What you should do →
Leave out the pictures, and return only the lines running from the one that contains "Emit a web page" to the one that contains "const y = d3.scaleLinear().domain([-6.5, 0.5]).range([504, 14])", both included, exactly as they appear.

Input data →
[Start]
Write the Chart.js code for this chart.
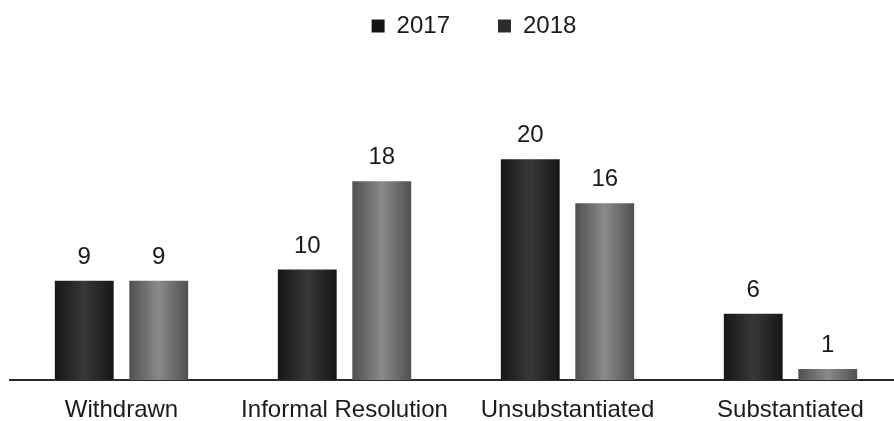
<!DOCTYPE html>
<html>
<head>
<meta charset="utf-8">
<script src="https://cdn.jsdelivr.net/npm/chart.js@4.4.1/dist/chart.umd.min.js"></script>
<style>
  html, body { margin: 0; padding: 0; background: #fff; overflow: hidden; }
  #wrap { width: 894px; height: 421px; position: relative; overflow: hidden; }
  #c { position: absolute; left: 0; top: 0; }
</style>
</head>
<body>
<div id="wrap"><canvas id="c" width="902" height="440"></canvas></div>
<script>
const categories = ["Withdrawn", "Informal Resolution", "Unsubstantiated", "Substantiated"];
const seriesNames = ["2017", "2018"];
const values2017 = [9, 10, 20, 6];
const values2018 = [9, 18, 16, 1];

const FONT = "'Liberation Sans', Arial, sans-serif";
const palettes = [
  { edge: "#161616", mid: "#383838", legend: "#141414" },
  { edge: "#505050", mid: "#8a8a8a", legend: "#2c2c2c" }
];

const gradientPlugin = {
  id: "barGradient",
  beforeDatasetsDraw(chart) {
    const ctx = chart.ctx;
    chart.data.datasets.forEach((ds, di) => {
      const meta = chart.getDatasetMeta(di);
      const p = palettes[di];
      meta.data.forEach(bar => {
        const left = bar.x - bar.width / 2, right = bar.x + bar.width / 2;
        const g = ctx.createLinearGradient(left, 0, right, 0);
        g.addColorStop(0, p.edge);
        g.addColorStop(0.5, p.mid);
        g.addColorStop(1, p.edge);
        bar.options.backgroundColor = g;
      });
    });
  }
};

const labelPlugin = {
  id: "valueLabels",
  afterDatasetsDraw(chart) {
    const ctx = chart.ctx;
    ctx.save();
    ctx.font = "24px " + FONT;
    ctx.fillStyle = "#1a1a1a";
    ctx.textAlign = "center";
    ctx.textBaseline = "alphabetic";
    chart.data.datasets.forEach((ds, di) => {
      const meta = chart.getDatasetMeta(di);
      meta.data.forEach((bar, i) => {
        ctx.fillText(String(ds.data[i]), bar.x, bar.y - 17);
      });
    });
    ctx.restore();
  }
};

const LEGEND_DX = 18, LEGEND_DY = -34;
const legendPlugin = {
  id: "legendTweak",
  beforeInit(chart) {
    const lg = chart.legend;
    if (!lg) return;
    const origFit = lg.fit;
    lg.fit = function () {
      origFit.call(this);
      this.height = 104;
    };
    const origDraw = lg.draw;
    lg.draw = function () {
      const l = this.left, r = this.right, t = this.top, b = this.bottom;
      this.left += LEGEND_DX; this.right += LEGEND_DX;
      this.top += LEGEND_DY; this.bottom += LEGEND_DY;
      origDraw.call(this);
      this.left = l; this.right = r; this.top = t; this.bottom = b;
    };
  }
};

new Chart(document.getElementById("c"), {
  type: "bar",
  data: {
    labels: categories,
    datasets: [
      { label: seriesNames[0], data: values2017, backgroundColor: (c) => palettes[0].mid, categoryPercentage: 0.668, barPercentage: 0.79 },
      { label: seriesNames[1], data: values2018, backgroundColor: (c) => palettes[1].mid, categoryPercentage: 0.668, barPercentage: 0.79 }
    ]
  },
  options: {
    responsive: false,
    animation: false,
    layout: { padding: { left: 10, right: 0, top: 0, bottom: 0 } },
    plugins: {
      legend: {
        display: true,
        position: "top",
        align: "center",
        labels: {
          font: { family: FONT, size: 24 },
          color: "#1a1a1a",
          boxWidth: 13,
          boxHeight: 13,
          padding: 48,
          generateLabels(chart) {
            return chart.data.datasets.map((ds, i) => ({
              text: ds.label,
              fillStyle: palettes[i].legend,
              strokeStyle: palettes[i].legend,
              lineWidth: 0,
              hidden: false,
              datasetIndex: i,
              fontColor: "#1a1a1a"
            }));
          }
        }
      },
      tooltip: { enabled: false }
    },
    scales: {
      x: {
        grid: { display: false, drawTicks: false },
        border: { display: true, color: "#2a2a2a", width: 2 },
        ticks: { font: { family: FONT, size: 24, lineHeight: 1 }, color: "#1a1a1a", padding: 18, maxRotation: 0, autoSkip: false }
      },
      y: {
        display: false,
        min: 0,
        max: 25
      }
    }
  },
  plugins: [legendPlugin, gradientPlugin, labelPlugin]
});
</script>
</body>
</html>
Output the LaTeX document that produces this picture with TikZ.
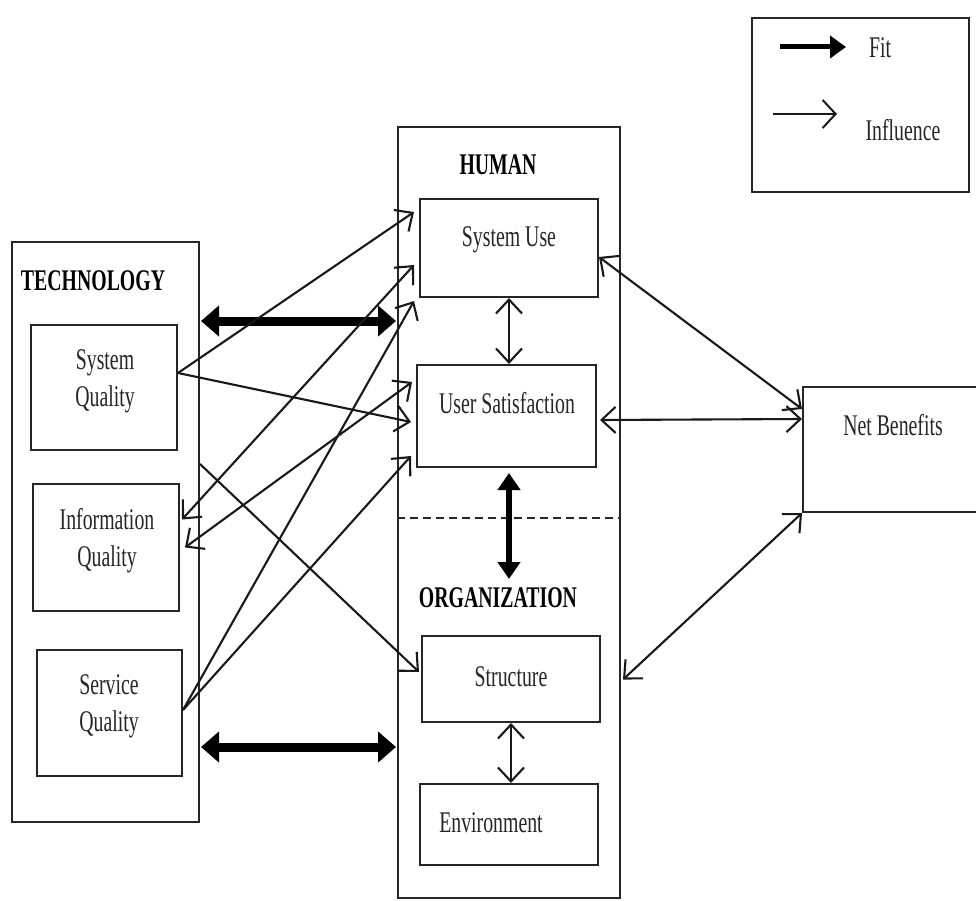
\documentclass[tikz,border=0pt]{standalone}
\usepackage{fontspec}
\setmainfont{Liberation Serif}[FakeStretch=0.66]
\usetikzlibrary{arrows.meta,calc}
\begin{document}
\begin{tikzpicture}[x=1pt,y=-1pt,
  box/.style={draw=black!85, line width=2pt, inner sep=0pt},
  txt/.style={font=\fontsize{30}{37}\selectfont, align=center, inner sep=0pt, text=black!85},
  hdr/.style={font=\fontsize{30}{37}\selectfont\bfseries, inner sep=0pt, text=black},
  infl/.style={draw=black!90, line width=2.1pt, -{Straight Barb[length=14pt,width=26pt,line width=2.1pt]}},
  inflb/.style={draw=black!90, line width=2.1pt, {Straight Barb[length=14pt,width=26pt,line width=2.1pt]}-{Straight Barb[length=14pt,width=26pt,line width=2.1pt]}},
  fitarrow/.style={draw=black, line width=9pt, {Triangle[length=18pt,width=30pt]}-{Triangle[length=18pt,width=30pt]}},
  fitv/.style={draw=black, line width=6pt, {Triangle[length=17pt,width=22pt]}-{Triangle[length=17pt,width=22pt]}}
]
\useasboundingbox (0,0) rectangle (976,901);
\fill[white] (0,0) rectangle (976,901);

% outer boxes
\node[box, minimum width=187pt, minimum height=580pt] (tech) at (105.5,532) {};
\node[box, minimum width=222pt, minimum height=771pt] (col) at (509,512.5) {};
\node[box, minimum width=217pt, minimum height=174pt] (leg) at (860.5,105) {};

% technology
\node[hdr] (techl) at (93,281) {TECHNOLOGY};
\node[box, minimum width=146pt, minimum height=125pt] (sq) at (104,387.5) {};
\node[txt] (sqt) at (105,381) {System\\Quality};
\node[box, minimum width=146pt, minimum height=127pt] (iq) at (106,547.5) {};
\node[txt] (iqt) at (107,541) {Information\\Quality};
\node[box, minimum width=145pt, minimum height=126pt] (svq) at (109.5,713) {};
\node[txt] (svqt) at (109,706) {Service\\Quality};

% human
\node[hdr] (hum) at (498,165) {HUMAN};
\node[box, minimum width=178pt, minimum height=98pt] (su) at (509,248) {};
\node[txt] (sut) at (509,240) {System Use};
\node[box, minimum width=179pt, minimum height=102pt] (us) at (506.5,416) {};
\node[txt] (ust) at (507,403) {User Satisfaction};

% organization
\draw[black!85, line width=2pt, dash pattern=on 8pt off 5pt]
  ($(col.north west)+(0,392)$) -- ($(col.north east)+(0,392)$);
\node[hdr] (org) at (498,598) {ORGANIZATION};
\node[box, minimum width=178pt, minimum height=86pt] (str) at (511,679) {};
\node[txt] (strt) at (511,677) {Structure};
\node[box, minimum width=178pt, minimum height=81pt] (env) at (509,824.5) {};
\node[txt] (envt) at (491,823) {Environment};

% net benefits
\node[box, minimum width=187pt, minimum height=125pt] (nb) at (896.5,449.5) {};
\node[txt] (nbt) at (893,425) {Net Benefits};

% legend
\coordinate (fa) at (780,47);
\coordinate (fb) at (846,47);
\coordinate (ia) at (773,114);
\coordinate (ib) at (837,114);
\draw[draw=black, line width=5pt, -{Triangle[length=16pt,width=22pt]}] (fa) -- (fb);
\draw[draw=black!90, line width=2pt, -{Straight Barb[length=13pt,width=28pt,line width=2pt]}] (ia) -- (ib);
\node[txt] (fitt) at (880,48) {Fit};
\node[txt] (inft) at (903,130) {Influence};

% fit arrows
\draw[fitarrow] ($(tech.north east)+(1,80)$) -- ($(col.north west)+(-1,195)$);
\draw[fitarrow] ($(tech.north east)+(1,506)$) -- ($(col.north west)+(-1,621)$);
\draw[fitv] ($(us.south)+(2.5,5)$) -- ($(us.south)+(2.5,111)$);

% influence arrows
\draw[inflb] (su.south) -- (su.south |- us.north);
\draw[inflb] (str.south) -- (str.south |- env.north);
\draw[inflb] ($(su.east)+(0,9)$) -- ($(nb.north west)+(0,23)$);
\draw[inflb] ($(us.east)+(3,4)$) -- ($(nb.north west)+(0,33)$);
\draw[inflb] (nb.south west) -- ($(col.east)+(2,167)$);
\draw[inflb] ($(iq.east)+(2,-28)$) -- ($(su.west)+(-5,17)$);
\draw[inflb] ($(iq.east)+(5,0)$) -- ($(us.west)+(-4,-34)$);
\draw[infl] ($(sq.east)+(0,-14.5)$) -- ($(su.west)+(-5,-36)$);
\draw[infl] ($(sq.east)+(0,-14.5)$) -- ($(us.west)+(-5,6)$);
\draw[infl] ($(svq.east)+(0,-3)$) -- ($(su.south west)+(-5,3)$);
\draw[infl] ($(svq.east)+(0,-3)$) -- ($(us.south west)+(-5,-12)$);
\draw[infl] ($(tech.north east)+(0,223)$) -- ($(str.west)+(-2,-7)$);
\end{tikzpicture}
\end{document}
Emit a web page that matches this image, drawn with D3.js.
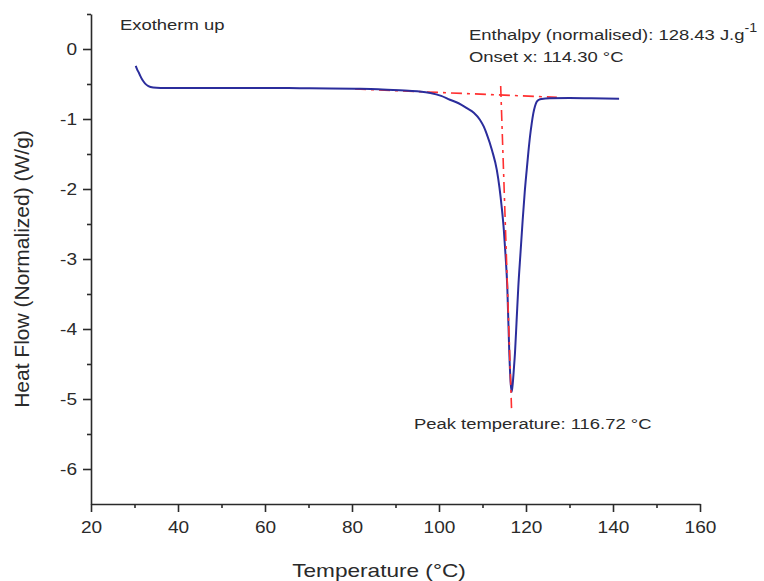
<!DOCTYPE html>
<html>
<head>
<meta charset="utf-8">
<script src="https://cdn.jsdelivr.net/npm/d3@7"></script>
<style>
  html, body { margin: 0; padding: 0; background: #fff; }
  svg { display: block; font-family: 'Liberation Sans', Arial, sans-serif; }
</style>
</head>
<body>
<div id="chart"></div>
<script>
// DSC trace
const temperature = [
  30.28, 30.6, 31.0, 31.3, 31.8, 32.4, 33.2, 34.3, 36, 40, 50, 60, 68, 75, 80.7, 86, 91, 95, 98,
  100.5, 102.5, 104.5, 106.4, 108, 109.4, 110.3, 111.0, 112.2, 113.3, 113.9, 114.4, 114.9, 115.3,
  115.7, 116.16, 116.45, 116.71, 116.95, 117.2, 117.47, 117.85, 118.23, 118.75, 119.24, 119.7,
  120.16, 120.55, 120.92, 121.3, 121.68, 122.05, 122.46, 123.0, 123.6, 125.5, 130, 135, 141.4
]
const heatFlow = [
  -0.24, -0.29, -0.34, -0.38, -0.44, -0.49, -0.53, -0.55, -0.556, -0.558, -0.558, -0.557, -0.56,
  -0.563, -0.568, -0.575, -0.59, -0.605, -0.628, -0.67, -0.725, -0.775, -0.845, -0.91, -1.01, -1.11,
  -1.22, -1.45, -1.73, -1.98, -2.25, -2.58, -2.95, -3.4, -4.34, -4.75, -4.9, -4.78, -4.58, -4.34,
  -3.87, -3.4, -2.9, -2.44, -2.05, -1.73, -1.47, -1.25, -1.07, -0.92, -0.82, -0.755, -0.725,
  -0.714, -0.704, -0.7, -0.705, -0.712
]

// construction lines (baseline and onset tangent)
const baselineT = [80.7, 127.1]
const baselineHF = [-0.571, -0.69]
const onsetT = [114.18, 116.67]
const onsetHF = [-0.529, -5.13]

const xTicks = [20, 40, 60, 80, 100, 120, 140, 160]
const xMinor = [30, 50, 70, 90, 110, 130, 150]
const yTicks = [0, -1, -2, -3, -4, -5, -6]
const yMinor = [0.5, -0.5, -1.5, -2.5, -3.5, -4.5, -5.5]

const W = 764, H = 581
const SX = 1.19 // the picture is a bit wider than tall
const INK = '#2a2a2a'

const svg = d3.select('#chart')
  .append('svg')
  .attr('width', W)
  .attr('height', H)

const x = d3.scaleLinear().domain([20, 160]).range([91, 700])
const y = d3.scaleLinear().domain([-6.5, 0.5]).range([504, 14])

function stretchText(g) {
  g.selectAll('text')
    .attr('fill', INK)
    .attr('transform', `scale(${SX},1)`)
    .attr('x', function() { return +this.getAttribute('x') / SX })
}

// minor ticks
svg.append('g')
  .attr('transform', `translate(0,${y(-6.5)})`)
  .call(d3.axisBottom(x).tickValues(xMinor).tickSize(4).tickFormat(''))
  .call(g => g.select('.domain').remove())
svg.append('g')
  .attr('transform', `translate(${x(20)},0)`)
  .call(d3.axisLeft(y).tickValues(yMinor).tickSize(4).tickFormat(''))
  .call(g => g.select('.domain').remove())

const xAxis = svg.append('g')
  .attr('transform', `translate(0,${y(-6.5)})`)
  .call(d3.axisBottom(x).tickValues(xTicks).tickSize(8).tickPadding(10).tickSizeOuter(0)
    .tickFormat(d => String(d)))
  .attr('font-size', 16)
  .attr('font-family', null)
stretchText(xAxis)

const yAxis = svg.append('g')
  .attr('transform', `translate(${x(20)},0)`)
  .call(d3.axisLeft(y).tickValues(yTicks).tickSize(8).tickPadding(6).tickSizeOuter(0)
    .tickFormat(d => String(d)))
  .attr('font-size', 16)
  .attr('font-family', null)
stretchText(yAxis)

svg.selectAll('.domain, .tick line')
  .attr('stroke', INK)
  .attr('stroke-width', 1.6)

// baseline + onset construction
const seg = d3.line().x(d => x(d[0])).y(d => y(d[1]))
svg.append('path')
  .datum(d3.zip(baselineT, baselineHF))
  .attr('d', seg)
  .attr('fill', 'none')
  .attr('stroke', '#ff3030')
  .attr('stroke-width', 1.6)
  .attr('stroke-dasharray', '11,5,3,5')

// heat flow curve
const line = d3.line()
  .x(d => x(d[0]))
  .y(d => y(d[1]))
  .curve(d3.curveMonotoneX)
svg.append('path')
  .datum(d3.zip(temperature, heatFlow))
  .attr('d', line)
  .attr('fill', 'none')
  .attr('stroke', '#2b2d9c')
  .attr('stroke-width', 2)

svg.append('path')
  .datum(d3.zip(onsetT, onsetHF))
  .attr('d', seg)
  .attr('fill', 'none')
  .attr('stroke', '#ff3030')
  .attr('stroke-width', 1.6)
  .attr('stroke-dasharray', '11,5,3,5')

// annotations
function note(px, py, txt, size) {
  return svg.append('text')
    .attr('transform', `translate(${px},${py}) scale(${SX},1)`)
    .attr('font-size', size)
    .attr('fill', INK)
    .text(txt)
}
note(120, 29.5, 'Exotherm up', 15.5)
const enth = note(469, 39.5, 'Enthalpy (normalised): 128.43 J.g', 15.5)
enth.append('tspan')
  .attr('dy', -8)
  .attr('font-size', 12)
  .text('-1')
note(469, 62, 'Onset x: 114.30 °C', 15.5)
note(414, 428.5, 'Peak temperature: 116.72 °C', 15.5)

// axis titles
svg.append('text')
  .attr('transform', `translate(379,577) scale(${SX},1)`)
  .attr('text-anchor', 'middle')
  .attr('font-size', 19)
  .attr('fill', INK)
  .text('Temperature (°C)')

svg.append('text')
  .attr('transform', 'translate(29,269) rotate(-90)')
  .attr('text-anchor', 'middle')
  .attr('font-size', 21)
  .attr('fill', INK)
  .text('Heat Flow (Normalized) (W/g)')
</script>
</body>
</html>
[End]
Task output →
Emit a web page that matches this image, drawn with D3.js.
<!DOCTYPE html>
<html>
<head>
<meta charset="utf-8">
<script src="https://cdn.jsdelivr.net/npm/d3@7"></script>
<style>
  html, body { margin: 0; padding: 0; background: #fff; }
  svg { display: block; font-family: 'Liberation Sans', Arial, sans-serif; }
</style>
</head>
<body>
<div id="chart"></div>
<script>
// DSC trace
const temperature = [
  30.28, 30.6, 31.0, 31.3, 31.8, 32.4, 33.2, 34.3, 36, 40, 50, 60, 68, 75, 80.7, 86, 91, 95, 98,
  100.5, 102.5, 104.5, 106.4, 108, 109.4, 110.3, 111.0, 112.2, 113.3, 113.9, 114.4, 114.9, 115.3,
  115.7, 116.16, 116.45, 116.71, 116.95, 117.2, 117.47, 117.85, 118.23, 118.75, 119.24, 119.7,
  120.16, 120.55, 120.92, 121.3, 121.68, 122.05, 122.46, 123.0, 123.6, 125.5, 130, 135, 141.4
]
const heatFlow = [
  -0.24, -0.29, -0.34, -0.38, -0.44, -0.49, -0.53, -0.55, -0.556, -0.558, -0.558, -0.557, -0.56,
  -0.563, -0.568, -0.575, -0.59, -0.605, -0.628, -0.67, -0.725, -0.775, -0.845, -0.91, -1.01, -1.11,
  -1.22, -1.45, -1.73, -1.98, -2.25, -2.58, -2.95, -3.4, -4.34, -4.75, -4.9, -4.78, -4.58, -4.34,
  -3.87, -3.4, -2.9, -2.44, -2.05, -1.73, -1.47, -1.25, -1.07, -0.92, -0.82, -0.755, -0.725,
  -0.714, -0.704, -0.7, -0.705, -0.712
]

// construction lines (baseline and onset tangent)
const baselineT = [80.7, 127.1]
const baselineHF = [-0.571, -0.69]
const onsetT = [114.18, 116.67]
const onsetHF = [-0.529, -5.13]

const xTicks = [20, 40, 60, 80, 100, 120, 140, 160]
const xMinor = [30, 50, 70, 90, 110, 130, 150]
const yTicks = [0, -1, -2, -3, -4, -5, -6]
const yMinor = [0.5, -0.5, -1.5, -2.5, -3.5, -4.5, -5.5]

const W = 764, H = 581
const SX = 1.19 // the picture is a bit wider than tall
const INK = '#2a2a2a'

const svg = d3.select('#chart')
  .append('svg')
  .attr('width', W)
  .attr('height', H)

const x = d3.scaleLinear().domain([20, 160]).range([91, 700])
const y = d3.scaleLinear().domain([-6.5, 0.5]).range([504, 14])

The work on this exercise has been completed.